Well, was that it? The post ‘QE infinity’ rally seems to be consolidating already a mere two weeks after the big event. In reality though, this isn’t altogether surprising. As we discussed at the recent quarterly meeting the move from central banks acting in a reactive, to a proactive manner, and pledging to ‘do what it takes’ has reduced the tail risk scenarios. We reduced the probability of ‘crisis’ and ‘above trend growth to 5%, whilst increasing our ‘sub trend’ recovery base case to 80% leaving a 10% weight on the ‘recession’ scenario. Essentially, this puts the market focus back to where it was at the turn of the year and attempting to read the tea leaves around two key issues: the growth outlook and the Eurozone.
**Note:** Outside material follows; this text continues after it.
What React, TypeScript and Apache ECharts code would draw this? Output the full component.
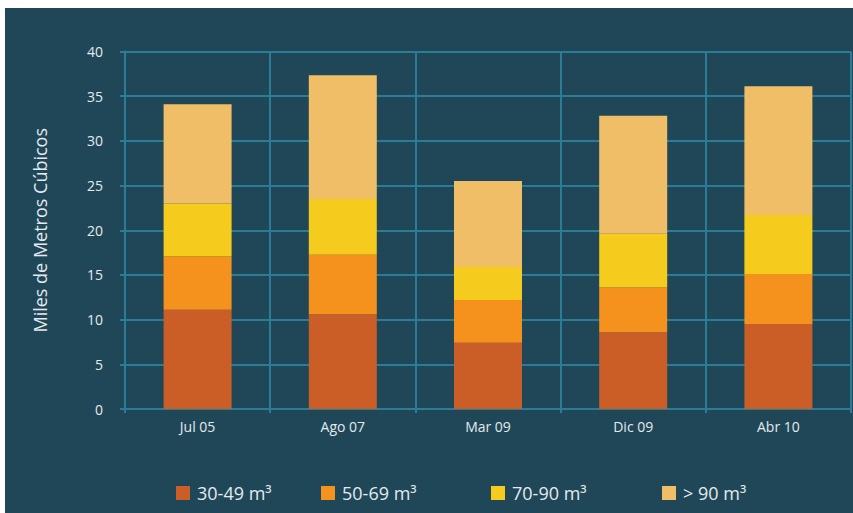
import React, { useEffect, useRef } from "react";
import * as echarts from "echarts";

const categories = ["Jul 05", "Ago 07", "Mar 09", "Dic 09", "Abr 10"];
const seriesNames = ["30-49 m³", "50-69 m³", "70-90 m³", "> 90 m³"];
const s30_49 = [11.1, 10.6, 7.4, 8.6, 9.5];
const s50_69 = [6.0, 6.65, 4.8, 5.0, 5.6];
const s70_90 = [5.9, 6.25, 3.7, 6.0, 6.6];
const s90plus = [11.1, 13.85, 9.6, 13.2, 14.4];
const yTicks = { min: 0, max: 40, interval: 5 };

const colors = ["#cb5e27", "#f5921e", "#f5cb1e", "#f1be68"];
const gridColor = "#2b7d97";
const textColor = "#e4eaee";
const font = "'Open Sans', 'Noto Sans', sans-serif";

export default function App() {
  const ref = useRef<HTMLDivElement>(null);
  useEffect(() => {
    if (!ref.current) return;
    const chart = echarts.init(ref.current, null, { renderer: "svg" });
    const values = [s30_49, s50_69, s70_90, s90plus];
    const legendLefts = [171, 316, 486, 657];
    chart.setOption({
      animation: false,
      backgroundColor: "#1f4758",
      textStyle: { fontFamily: font },
      grid: { left: 120, right: 2, top: 43.5, bottom: 104, containLabel: false },
      legend: seriesNames.map((n, i) => ({
        data: [n],
        left: legendLefts[i],
        top: 476,
        padding: 0,
        itemWidth: 14,
        itemHeight: 14,
        icon: "rect",
        selectedMode: false,
        textStyle: { color: textColor, fontSize: 18, fontFamily: font, padding: [0, 0, 0, 2] },
      })),
      xAxis: {
        type: "category",
        data: categories,
        axisLine: { lineStyle: { color: gridColor, width: 2 } },
        axisTick: { show: true, length: 4, lineStyle: { color: gridColor, width: 2 } },
        splitLine: { show: true, interval: 0, lineStyle: { color: gridColor, width: 2 } },
        axisLabel: { color: textColor, fontSize: 14, margin: 10, fontFamily: font },
      },
      yAxis: {
        type: "value",
        min: yTicks.min,
        max: yTicks.max,
        interval: yTicks.interval,
        name: "Miles de Metros Cúbicos",
        nameLocation: "middle",
        nameGap: 76,
        nameTextStyle: { color: textColor, fontSize: 18, fontFamily: font },
        axisLine: { show: true, lineStyle: { color: gridColor, width: 2 } },
        axisTick: { show: true, length: 5, lineStyle: { color: gridColor, width: 2 } },
        splitLine: { show: true, lineStyle: { color: gridColor, width: 2 } },
        axisLabel: { color: textColor, fontSize: 14, margin: 22, fontFamily: font },
      },
      series: seriesNames.map((n, i) => ({
        name: n,
        type: "bar",
        stack: "total",
        data: values[i],
        barWidth: 68,
        itemStyle: { color: colors[i] },
      })),
    });
    return () => chart.dispose();
  }, []);
  return (
    <div style={{ position: "fixed", left: 0, top: 0, width: 853, height: 513, background: "#fff" }}>
      <div ref={ref} style={{ position: "absolute", left: 5, top: 8, width: 848, height: 505 }} />
    </div>
  );
}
The growth outlook does look worrying, just as it has many times this year. Our proprietary lead indicators point to a very pedestrian growth profile and the anecdotal evidence from credit analysts suggests increased nervousness from company management teams. Recent rhetoric, and actions, from central banks, however, reinforces that they are alert to downside risks and stand ready to provide more monetary policy accommodation.
Looking at the other pillar of worry, the Eurozone, there’s no cogent message from the tea leaves. We’re back to trying to decipher summit communiqués as well as conflicting and competing versions of events from national policymakers. The focus now is on the implementation risk. When will the fiscal compact be implemented? When will the plans for a banking union be advanced? And above all, when will the weaker Eurozone countries move to request ECB assistance? The tea leaves are sadly unclear on all of these.
For fixed income markets this means a renewed focus on policymaker action (and inaction) which will fuel the usual risk on: risk off cycle and in turn create opportunity. With the central bank put option in play, interest rates on hold for longer, cash cascading into bond funds, we’re also inclined to look to buy corrections in risk assets.